At-large candidate Kerry Denison said the code has been altered. “I don’t know when it was changed, but over time it has, and I think we need to re-visit the code and see what is best for the community.”
While incumbent Scott Natvig said the current form has served the city well for centuries and feels changes are not necessarily needed, challenger Kelcey Brackett argued he would like to see a separate person hired as a city clerk. Currently the City Administrator also serves as the City Clerk.
Mayor Diana Broderson said the city charter has worked for Muscatine but she questions the lasting effects of some of the changes that have been made. “Over the years, [the city has] chipped away at it with various changes that may alone have been beneficial, but left the charter with a much different intent.”
Fourth ward candidate Larry Murray said, “The mayor is the liaison between city hall and the citizens. Being involved and being able to talk to them is important in ensuring the comfort of the citizens. [We should] make sure the mayor has a role on boards … and the police and fire chief, have control over that. Those are the checks and balances.”
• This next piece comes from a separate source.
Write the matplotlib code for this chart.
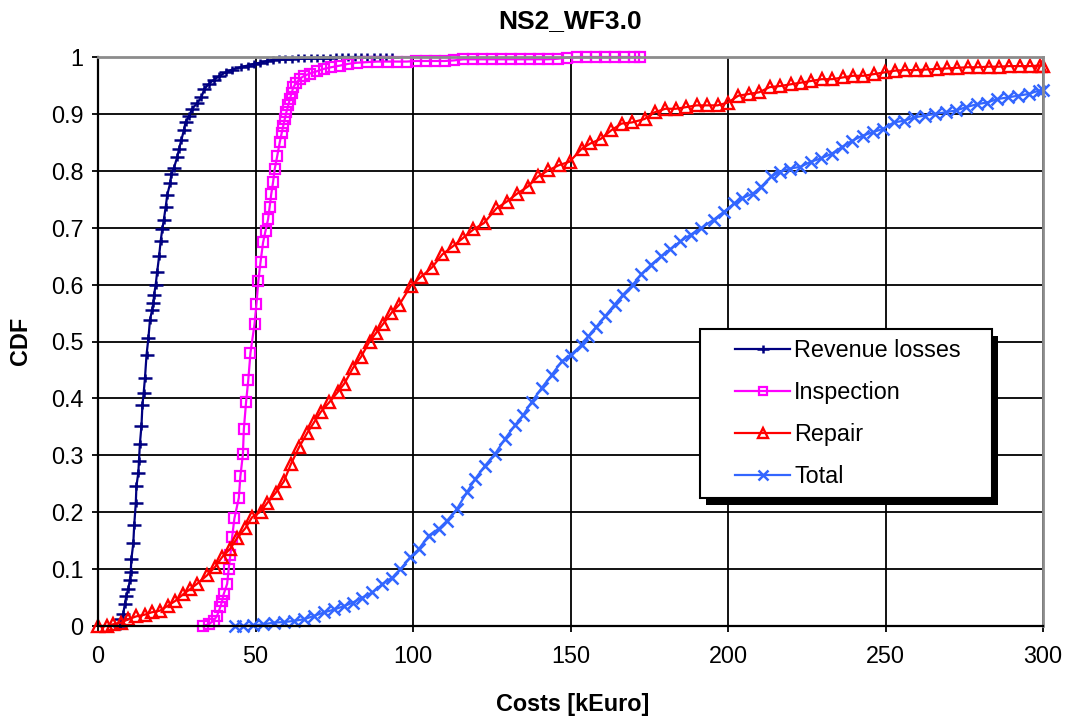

Incumbent At-Large Councilman Scott Natvig felt that the recent actions had more to do with the current actions of people in office. “The rigid approach by the administrator on what the mayor [could] or couldn’t do probably arose from the mayor talking to department heads about things the administrator thought maybe was not routine,” Natvig added. “I agree asking a department head, asking a question or for clarification, seems reasonable to me.”